The baby boomers, that great swell of Canadians born in the first 20 or so years after the Second World War, are retiring, and judging from Statistics Canada data they are retiring in decent financial shape. In 2016, the median net worth for a family with the major income recipient aged 55 to 64 was $669,500. For a senior family (eldest partneris 65 or more), this figure was $762,900. These numbers are set to rise substantially as this cohort will inherit an estimated $750 billion over the next decade according to a 2016 CIBC Capital Markets report.
Not surprisingly, some seniors and pre-retirees are giving their children at least some of their inheritance now. The money has a positive impact on their children’s lives. It can allow them to buy a home, and the parent(s) can witness their children enjoying the money. However, careful evaluation of the pros and cons of such a gift is essential before any assets change hands. A living inheritance will not suit all family circumstances.
“If you are considering a living inheritance, you must first make sure your own financial house is in order before you start giving your wealth away,” says Ian Black, a fee-only financial advisor and portfolio manager at Macdonald, Shymko & Co. Ltd. in Vancouver.
Retirees must be certain that they retain sufficient assets to enjoy the retirement lifestyle they desire and avoid running out of money. Pre-retirees must consider how the gift will affect their planned retirement date and lifestyle. Will the gift mean delaying retirement to earn additional funds? If so, will your health allow you to work the extra years? Will there be suitable work available?
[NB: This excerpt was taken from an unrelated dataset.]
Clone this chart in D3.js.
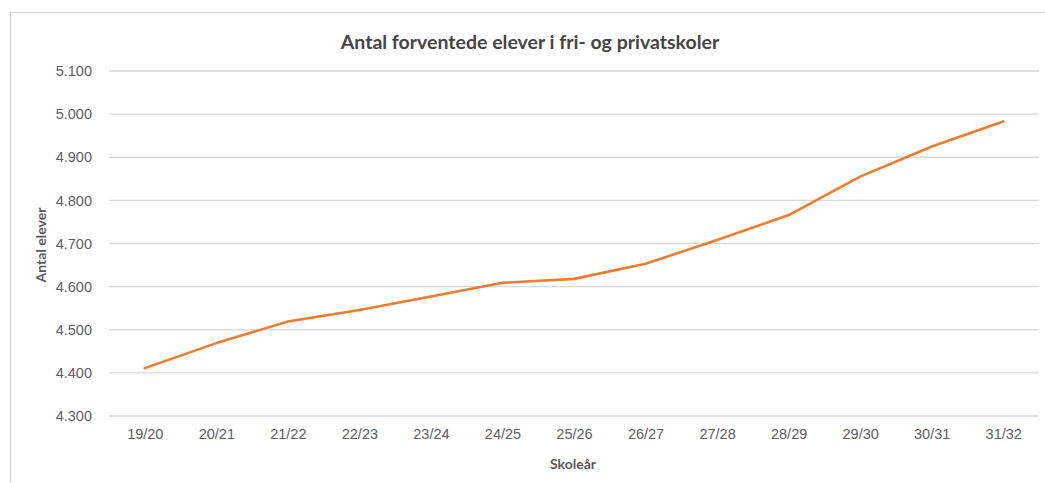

“When assessing the feasibility of a living inheritance, we like to stress-test a client’s financial plans by asking the question: If your net worth decreased by 20 to 30%, would you still be able to afford the gift?” says Black
Another crucial consideration is how the planned gift will affect your child. Clearly, your intent is for the gift to have a positive impact, but will it? Is she mature enough to avoid squandering the money? Will the gift destroy her ambition? Does she have sufficient financial literacy to make sensible decisions about the inheritance?
Gifts that address specific needs of a child such as paying off student loans or help with a down payment for a home are generally well received.
There are ways to address at least some parental concerns about the negative impact of a living inheritance:
- Delay the gift until the child reaches a certain age or milestone such as college graduation
- Arrange for training in financial management before giving the money;
- Give a small sum initially and monitor how the child handles it;
- Place conditions on the gift, such as limiting the use to the down payment on a home;
- If the gift is intended to establish a business, require the child to provide a detailed business plan and match any gifted money.
The impact of a living inheritance on the siblings of the recipient must also be taken into account before any funds are dispersed. For the sake of family harmony, fairness in giving to all children is vital. If one child receives funds toward a home purchase, their siblings should receive an equivalent gift, even if they do not intend to buy homes. The tax implications of a living inheritance can be considerable for both parent and child, and merit investigation before any decision regarding a gift is made.
There may be tax savings if you give money or property to your children while you are alive. No probate fees are payable. If your child is legally an adult, profits generated by the gift money will be taxed in her hands, possibly at a lower tax rate.
If you need to sell investments to raise money for the gift, capital-gains tax will be payable on any profits. If you plan to give real estate, consulting an accountant is crucial, since the tax treatment can be complex.
Canada has no gift tax, but large gifts of money and property will pique the interest of the Canada Revenue Agency, according to the income-tax consulting firm FBC.
Given the complexities of Canada’s tax rules, seeking the advice of a tax professional when considering a living inheritance is likely money well spent.
A living inheritance should be formally documented, particularly if there is more than one child in the family, in order to avoid future disputes among siblings. At a minimum, parents should prepare a letter outlining the terms, including clearly indicating whether the inheritance is a gift or a loan. The gold standard for documentation is a deed of gift prepared by a lawyer.
If the gift goes toward buying a home for your child and her family, seeking legal advice before advancing the funds is essential to ensure that your child will keep the gifted funds if she splits from her spouse. A common way to address this concern is to hold a registered second mortgage on your child’s home, but expect no repayment unless the home is sold due to a marital split.
A living inheritance could be of great benefit to your family. If it’s made after a careful evaluation of all the implications, it’s the best way to realize a positive outcome for both you and your children.